La musica dei Duskfall non è però del tutto priva di apporti personali: sostanzialmente, parliamo in questo caso dell’uso della batteria, differente dai dischi precedenti, molto varia, complessa ed originale, nonostante la singolare e piuttosto inappropriata produzione dell’album le conferisca un suono poco incisivo; questo elemento emerge da subito nelle rullate in stile Mastodon della violenta opener Paradises Into Deserts, dove emergono a tratti gli elementi melodici che si fanno più decisi in brani come The Wheel And The Black Light e Deep In Your World, mentre verso la conclusione dell’album la band sembra tornare ad un approccio più aggressivo e pesante.
Per il resto, sempre la solita solfa, e tutti gli elementi ripercorrono la tradizione di una scena ormai completamente scaduta nella banalità, dalle ritmiche scontate ai riff di chitarra che si faticano a tratti a distinguere tra un brano e l’altro; una menzione particolare poi per la voce di Kai Jaakkola, decisamente giù di tono con una performance poco coinvolgente e pressoché priva di alcuna variazione vocale, rischiando di diventare davvero irritante ben prima della fine dei quaranta minuti di musica proposti dalla band.

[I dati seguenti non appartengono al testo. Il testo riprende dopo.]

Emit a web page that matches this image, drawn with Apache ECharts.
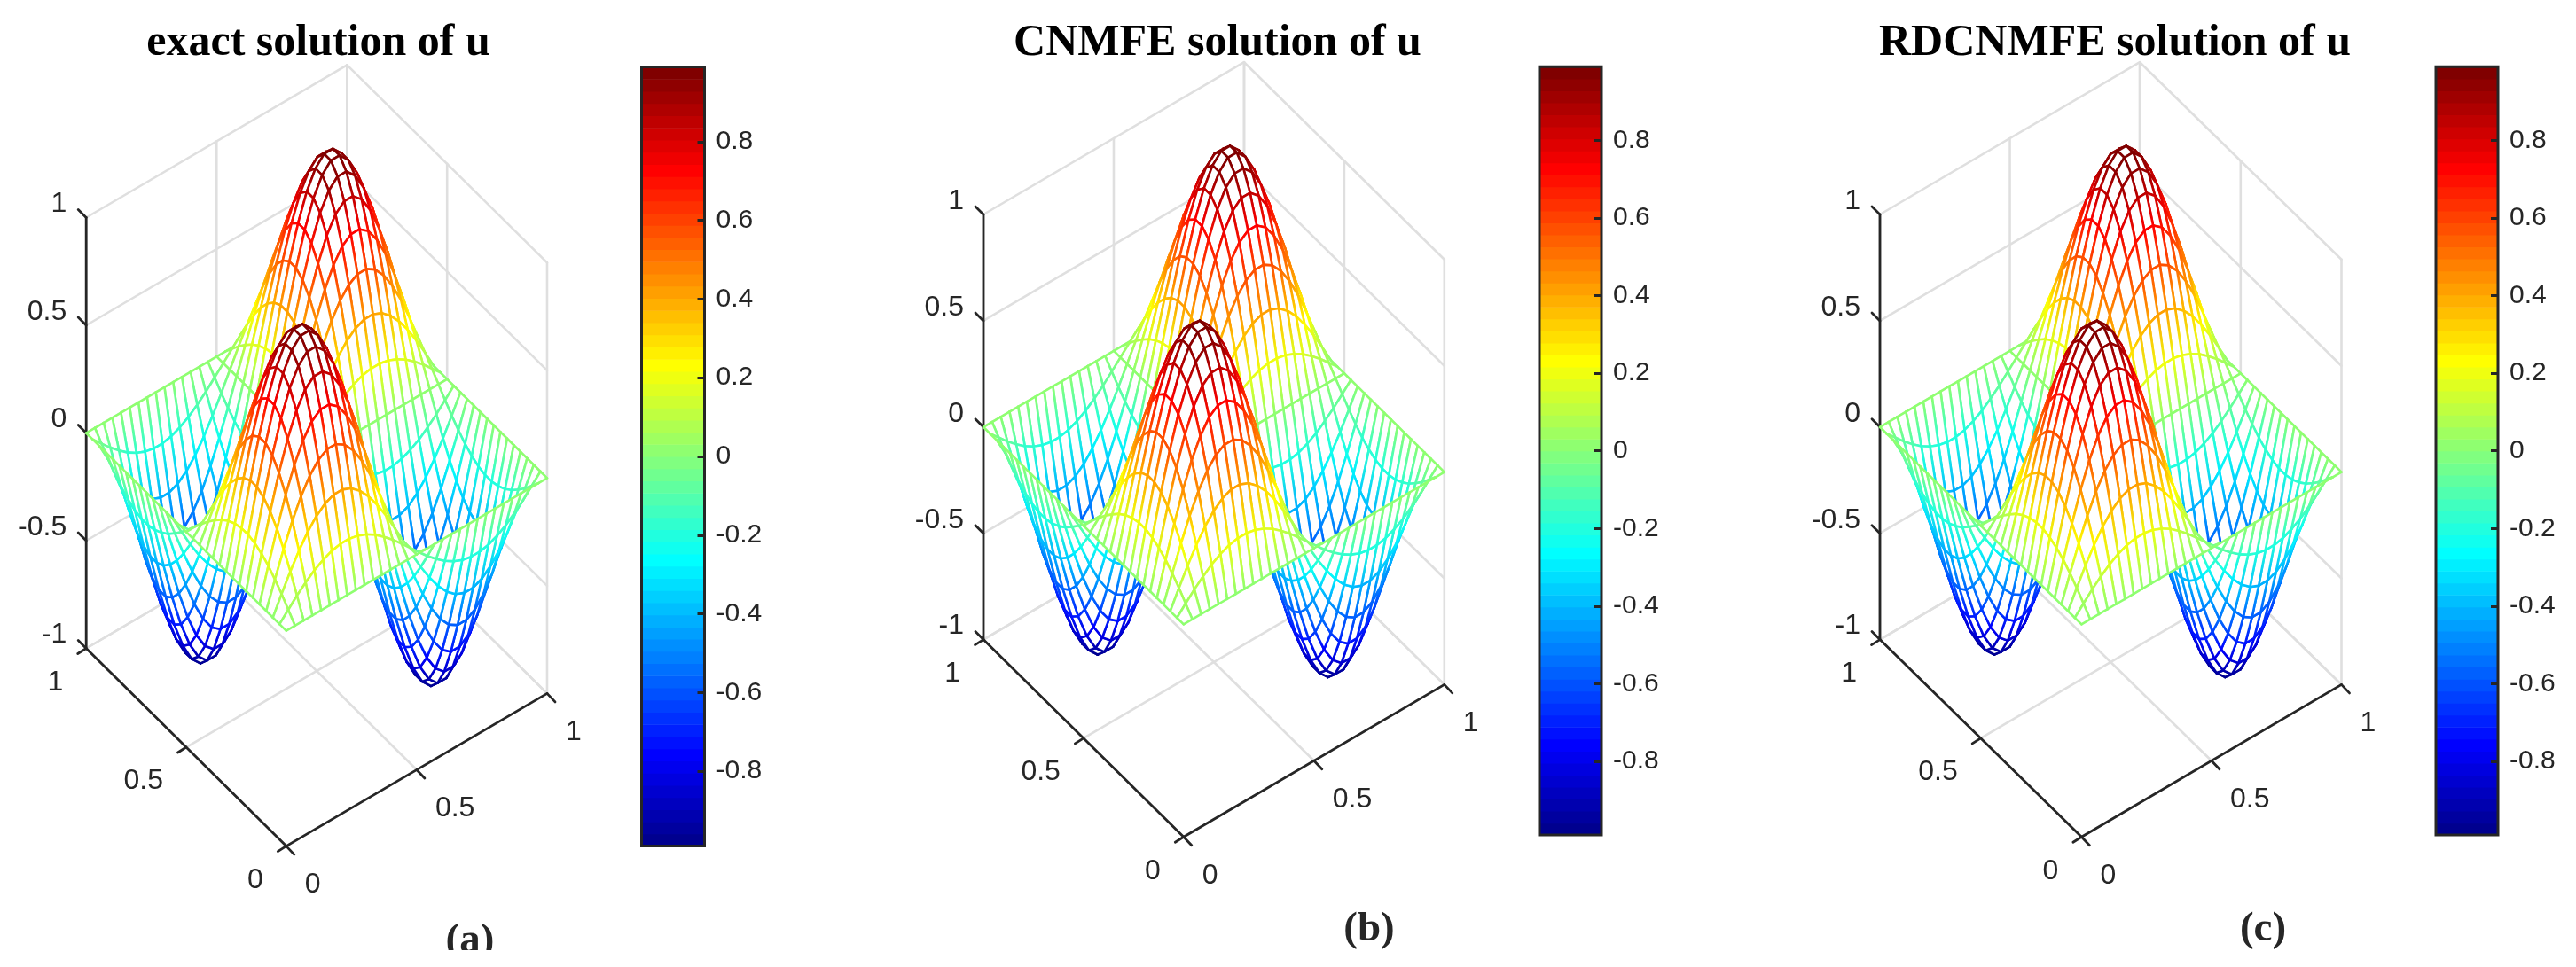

Che dire dunque di questo The Dying Wonders Of The World: l’ascolto è senz’altro consigliato a chi segue la band o a chi è particolarmente appassionato alla scena del Death Melodico scandinavo, ma anche costoro dopo alcuni ascolti finiranno per lasciarlo perdere e gettare il disco nel dimenticatoio. Chi invece sta cercando una band che riesca ad imporsi sulla banalità della scena odierna costruendo qualcosa di originale, si fidi: può lasciare perdere già in partenza.